- Born: 1939 Dehradun, Uttar Pradesh (now Uttarakhand), India,
- Died: 18 April 1971 (aged 31/32) Mount Everest, Nepal
- Cause of death: Falling (accident)
- Education: Indian Military Academy
- Military career
- Allegiance: India
- Branch: Indian Army
- Rank: Major
- Unit: Indian Army Armoured Corps
- Known for: Mountaineer Instructor of High Altitude Warfare School, Gulmarg
- Awards: Padma Shri

= Harsh Vardhan Bahuguna =

Mountaineer

Major Harsh Vardhan Bahuguna (1939 - April 18, 1971) was a leading mountaineer of India and a military officer.
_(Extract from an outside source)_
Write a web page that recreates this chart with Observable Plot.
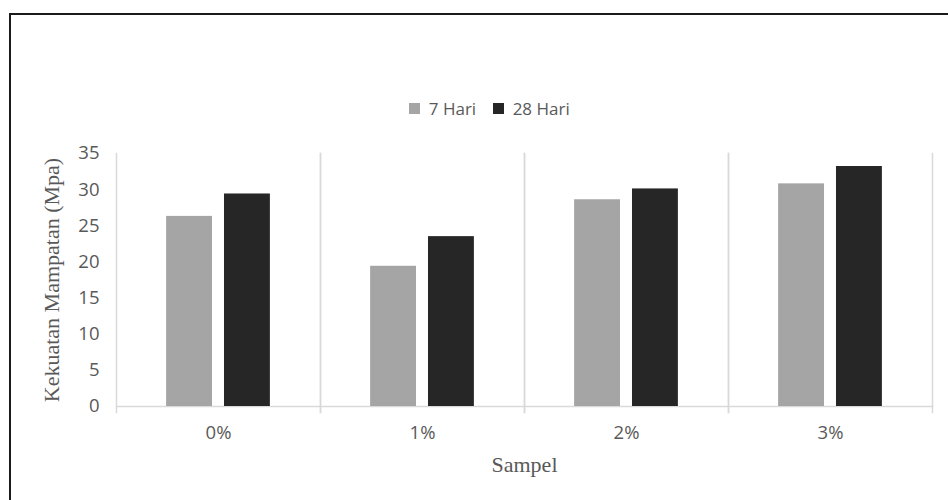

He was an instructor of skiing and mountaineering at the High Altitude Warfare School, Gulmarg and had successfully climbed many mountains.

==Death==
He died as part of the international expedition on Mount Everest on April 18, 1971. That was his second attempt to scale Everest. He had to abort his first expedition in 1965 just 400 feet short of the summit.
Fourteen years later, in October 1985 his younger brother, Major Jai Vardhan Bahuguna, also lost his life in a fall during a Mount Everest expedition of the Indian Army, along with four other army officers. Neither of the brothers would summit Mount Everest and both died near the same area, each in their second unsuccessful summit attempt of Everest.

==Awards==
He was posthumously awarded the Padma Shri by Government of India in 1972.